Copyright 2026 0xClandestine, Ekryski, TheTom, Ambisphaeric SPDX-License-Identifier: Apache-2.0 MetalTile facade crate.

metaltile re-exports the DSL macros, compile-time placeholder types, IR/codegen crates, and runtime entry points used to define and launch #[kernel] functions.

§Quick start

use metaltile::prelude::*;

fn encode_f32s(values: &[f32]) -> Vec<u8> {
    let mut bytes = Vec::with_capacity(values.len() * core::mem::size_of::<f32>());
    for value in values {
        bytes.extend_from_slice(&value.to_ne_bytes());
    }
    bytes
}

fn decode_f32s(bytes: &[u8]) -> Vec<f32> {
    bytes
        .chunks_exact(core::mem::size_of::<f32>())
        .map(|chunk| f32::from_ne_bytes([chunk[0], chunk[1], chunk[2], chunk[3]]))
        .collect()
}

#[kernel]
fn vector_add(a: Tensor<f32>, b: Tensor<f32>, c: Tensor<f32>) {
    let idx = program_id::<0>();
    store(c[idx], load(a[idx]) + load(b[idx]));
}

let ctx = Context::new()?;
if !ctx.has_gpu() {
    return Ok(());
}

let n = 256usize;
let a: Vec<f32> = (0..n).map(|i| i as f32).collect();
let b = vec![1.0f32; n];
let result = vector_add::launch(&ctx)
    .input("a", encode_f32s(&a))
    .input("b", encode_f32s(&b))
    .input("c", vec![0; a.len() * core::mem::size_of::<f32>()])
    .dispatch()?;

let c = decode_f32s(result.outputs.get("c").expect("output buffer"));
assert_eq!(c[0], 1.0);
assert_eq!(c[255], 256.0);

§Writing kernels

  • Import metaltile::prelude::* anywhere you define #[kernel] functions.
  • Output tensors are identified by parameter name today.
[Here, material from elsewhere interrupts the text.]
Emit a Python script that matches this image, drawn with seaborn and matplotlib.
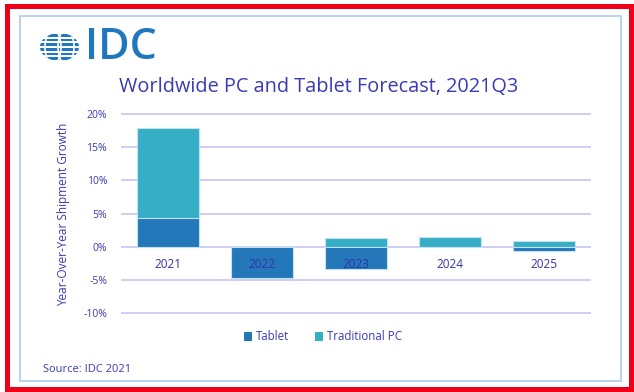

The facade treats c, out, and output as writable outputs.
  • launch(&ctx).input(name, bytes) binds raw Vec<u8> buffers by parameter name, and DispatchResult returns output bytes under the same output name.
  • Tensor<T, Shape> and #[constexpr] annotate IR/codegen metadata, but the current launch builder is still byte-buffer oriented.
  • #[constexpr] parameters become extra constant-buffer bindings in generated MSL. The facade launch builder does not bind them automatically yet, so dispatch examples currently avoid constexpr-dependent kernels.
  • The current elementwise launch path sizes its grid from the output buffer and uses 256-thread groups without inserting a tail guard, so examples should use element counts that match that dispatch shape.
  • KernelMode starts as core::ir::KernelMode::Elementwise and may be adjusted by later lowering/codegen passes based on the IR shape and ops you emit.
  • Use <kernel>::build_kernel_ir() or metaltile::codegen::msl::MslGenerator to inspect the generated IR and MSL before dispatching.

Re-exports§

pub use prelude::Tensor;
pub use metaltile_codegen as codegen;
pub use metaltile_core as core;

Modules§

prelude
Copyright 2026 0xClandestine, Ekryski, TheTom, Ambisphaeric SPDX-License-Identifier: Apache-2.0 Re-exports and placeholder DSL items for #[kernel] functions.

Macros§

shape
Proc macros and helper macros used by kernel definitions. Construct a [Shape] from dimension expressions.
tile
Proc macros and helper macros used by kernel definitions. Construct a 2D tile shape.

Structs§

Context
Runtime context, dispatch result, and top-level runtime error.
DispatchResult
Runtime context, dispatch result, and top-level runtime error.

Enums§

CodegenError
Error returned by metaltile::codegen helpers.
MetalTileError
Runtime context, dispatch result, and top-level runtime error.

Constants§

VERSION
Crate version from Cargo.toml.

Functions§

version
Return the crate version from Cargo.toml.

Attribute Macros§

bench_kernel
Proc macros and helper macros used by kernel definitions. Registers a #[kernel] function for automatic benchmarking.
constexpr
Proc macros and helper macros used by kernel definitions.
kernel
Proc macros and helper macros used by kernel definitions.
scalar
Proc macros and helper macros used by kernel definitions.
strided
Proc macros and helper macros used by kernel definitions.